I was discussing the Sort Kones with a friend of mine that is an electrical engineer and also a musical audio guy. It was his opinion that these items could certain make an improvement in an analogue signal, but shouldn't do anything for a digital signal. He said that as long as the component receiving the digital signal can recognize a 1 or 0 then the signal is successful. It's a pass/fail situation and doesn't rely on levels of quality.

An example that he gave me was that we think nothing of using a cheap CDRW drive to duplicate a CD with no worry about the quality being reduced. If the signal isn't read in full an error is reported so we know that the entire signal has been sent.

I believe he said that it's possible to show that a more expensive digital cable is better than another, but the end product doesn't change.

There was a test done with HDMI cables that tested cables of different prices. The only difference in picture quality was noted when a cable was defective and there was an obvious problem on the display.

I realize that the most use analogue signals, but for those of us that use a receiver for our D/A, does the CD players quality matter? Any thoughts?
mceljo

Showing 3 responses by paulsax

keep in mind that while digital info is just 0's and 1's there also has to be a timing element that insures that the bits are in the correct place.

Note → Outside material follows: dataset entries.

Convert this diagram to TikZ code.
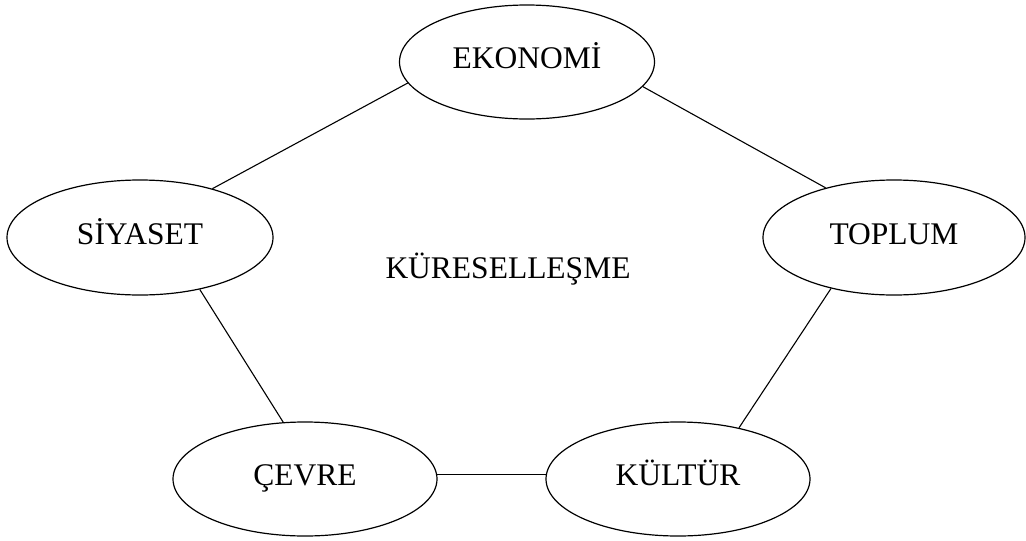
\documentclass[tikz,border=0pt]{standalone}
\usepackage{fontspec}
\setmainfont{Liberation Serif}
\usetikzlibrary{shapes.geometric}
\begin{document}
\begin{tikzpicture}[x=1pt,y=-1pt,
  ell/.style={draw, ellipse, line width=1.2pt, inner sep=0pt,
    font=\fontsize{31.5}{36}\selectfont, text height=21pt, text depth=8pt},
  conn/.style={line width=1.1pt}]
\useasboundingbox (0,0) rectangle (1026,541);
\node[ell, minimum width=255pt, minimum height=114pt] (eko) at (527,62) {EKONOMİ};
\node[ell, minimum width=266pt, minimum height=115pt] (siy) at (140,237.5) {SİYASET};
\node[ell, minimum width=262pt, minimum height=115pt] (top) at (894,237.5) {TOPLUM};
\node[ell, minimum width=264pt, minimum height=114pt] (cev) at (305,479) {ÇEVRE};
\node[ell, minimum width=264pt, minimum height=114pt] (kul) at (678,479) {KÜLTÜR};
\node[inner sep=0pt, font=\fontsize{31.5}{36}\selectfont, text height=21pt, text depth=0pt] (kur) at (508,267.5) {KÜRESELLEŞME};
\draw[conn] (eko.190.9) -- (siy.34.6);
\draw[conn] (eko.348.5) -- (top.144.5);
\draw[conn] (siy.319) -- (cev.111);
\draw[conn] (top.219.8) -- (kul.40.3);
\draw[conn] (cev.2) -- (kul.178);
\end{tikzpicture}
\end{document}
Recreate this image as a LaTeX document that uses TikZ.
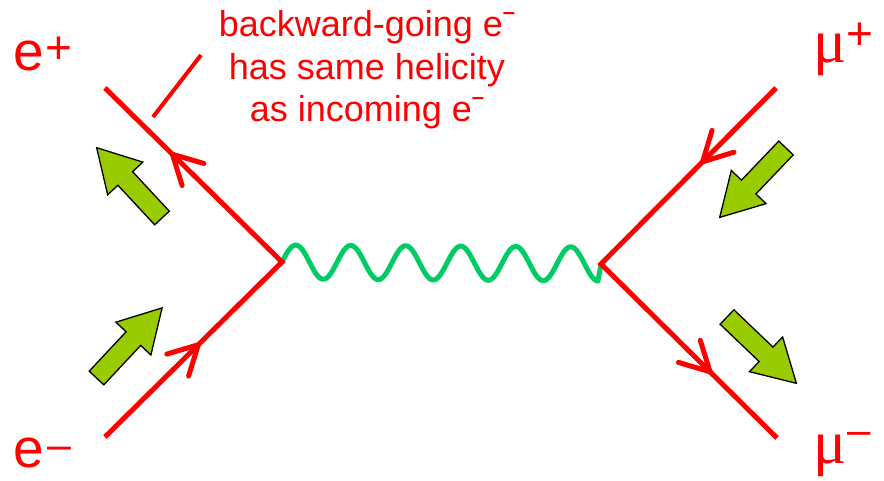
\documentclass[tikz,border=0pt]{standalone}
\usepackage{fontspec}
\setmainfont{Liberation Sans}
\newfontfamily\mufont{Liberation Serif}
\usetikzlibrary{decorations.markings}
\definecolor{fred}{RGB}{255,0,0}
\definecolor{wgreen}{RGB}{0,204,102}
\definecolor{limeg}{RGB}{153,204,0}
\newcommand\supminus{\raisebox{17pt}{\fontsize{22}{22}\selectfont\bfseries –}}
\begin{document}
\begin{tikzpicture}[x=1pt,y=-1pt,
  fermion/.style={draw=fred, line width=5pt, line join=miter},
  farrow/.style={postaction={decorate}, decoration={markings,
     mark=at position #1 with {\draw[fred, line width=5pt, line cap=round, line join=round] (-29,15.5) -- (0,0) -- (-29,-15.5);}}},
  photon/.style={draw=wgreen, line width=5pt, line join=round},
  blockarrow/.pic={\draw[draw=black, line width=1.3pt, fill=limeg, line join=miter]
     (0,-10) -- (54,-10) -- (54,-24) -- (96,0) -- (54,24) -- (54,10) -- (0,10) -- cycle;},
  lab/.style={text=fred, inner sep=0pt, anchor=base west}
]
\useasboundingbox (0,0) rectangle (884,481);

\coordinate (v1) at (282,262);
\coordinate (v2) at (601,264);
\coordinate (ep) at (105,88);
\coordinate (em) at (105,437);
\coordinate (mp) at (776,88);
\coordinate (mm) at (777,438);
\coordinate (n1) at (201,55);
\coordinate (n2) at (153,117);

% photon
\draw[photon, shift={(v1)}] plot[domain=0:316, samples=300, smooth]
   (\x, {-17*sin(\x/55*360) + 2*\x/319}) -- (v2);

% fermion lines
\draw[fermion, postaction={farrow=0.264}, postaction={farrow=0.81}] (em) -- (v1) -- (ep);
\draw[fermion, postaction={farrow=0.21}, postaction={farrow=0.81}] (mp) -- (v2) -- (mm);

% annotation pointer
\draw[fred, line width=4pt] (n1) -- (n2);

% helicity arrows
\pic[rotate=132.9] at (162,218) {blockarrow};
\pic[rotate=46.9] at (96.5,378) {blockarrow};
\pic[rotate=226.3] at (786,148) {blockarrow};
\pic[rotate=-43.7] at (727,317) {blockarrow};

% labels
\node[lab, font=\fontsize{55}{55}\selectfont] (eplab) at (13,71)
  {e\kern2pt\raisebox{7pt}{\fontsize{46}{46}\selectfont +}};
\node[lab, font=\fontsize{55}{55}\selectfont] (emlab) at (13,467)
  {e\kern4pt\raisebox{8pt}{\fontsize{43}{43}\selectfont –}};
\node[lab, font=\fontsize{62}{62}\selectfont] (mplab) at (813,63)
  {{\mufont μ}\raisebox{13.5pt}{\fontsize{46}{46}\selectfont +}};
\node[lab, font=\fontsize{62}{62}\selectfont] (mmlab) at (813,463)
  {{\mufont μ}\kern1pt\raisebox{18.5pt}{\fontsize{42}{42}\selectfont –}};

\node[anchor=base, align=center, text=fred, inner sep=0pt,
      font=\fontsize{36}{42.5}\selectfont] (note) at (367,122)
  {backward-going e\supminus\\has same helicity\\as incoming e\supminus};
\end{tikzpicture}
\end{document}
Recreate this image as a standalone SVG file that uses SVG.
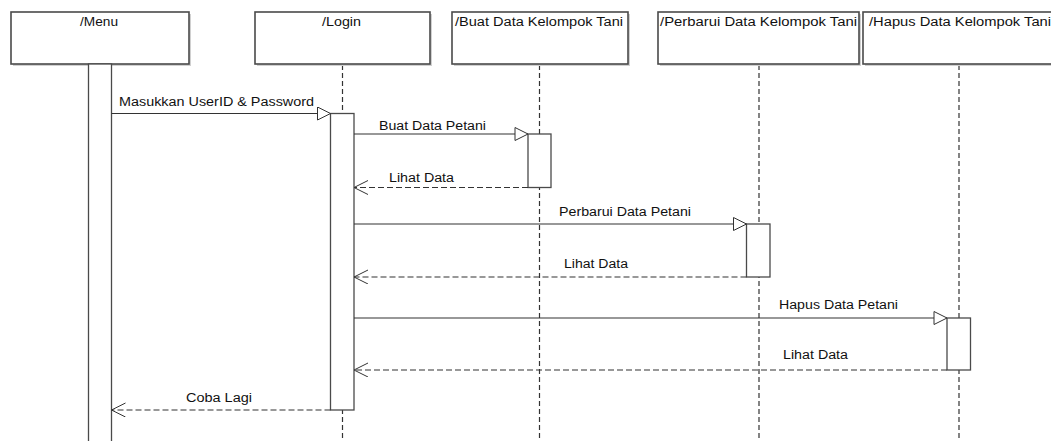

Easy to get them in order but if your disk is spinning too fast then your read is too fast and such. Mind I'm not advocating anything as I am suspicious of so many things here but I could see timing perhaps being affected by cheap stuff. One problem with isolation is that there is a delay between setups and the listener often knows which is which. Any blind tests out there with multiple listeners and under statistical or sampling control?
Curious. In Jea48's linked article the implication was that the level of jitter was related to or at least different for different frequency levels of sound (presumably after the DAC). Someone straighten me out on this. It seems to me that the bit stream speed is independent of the bit content. If this is correct than should not the jitter be either constant of possible a function of the disc itself (like radial position or burn/pressing quality)?
let me ask a related but slightly different question. I read often of a player being colored. THere is a thread right now about a music hall player being slightly "forward" and "bright". All things equal and in a world where jitter is the dominate error (or am I misunderstanding the tone of this thread?) how does a "color" creep in? Jitter seems like a strictly time domain issue and the coloration of music would seem like a level vs frequency issue? If so that may imply that the DAC or perhaps some outside electronics issue outside of bit reading is at play. Is that a reasonable assessment?

Sorry about the dumb questions. I'm your boy for mechanical engineering / physics / material science but I'm just about the "bang the rocks together" stage with digital electronics!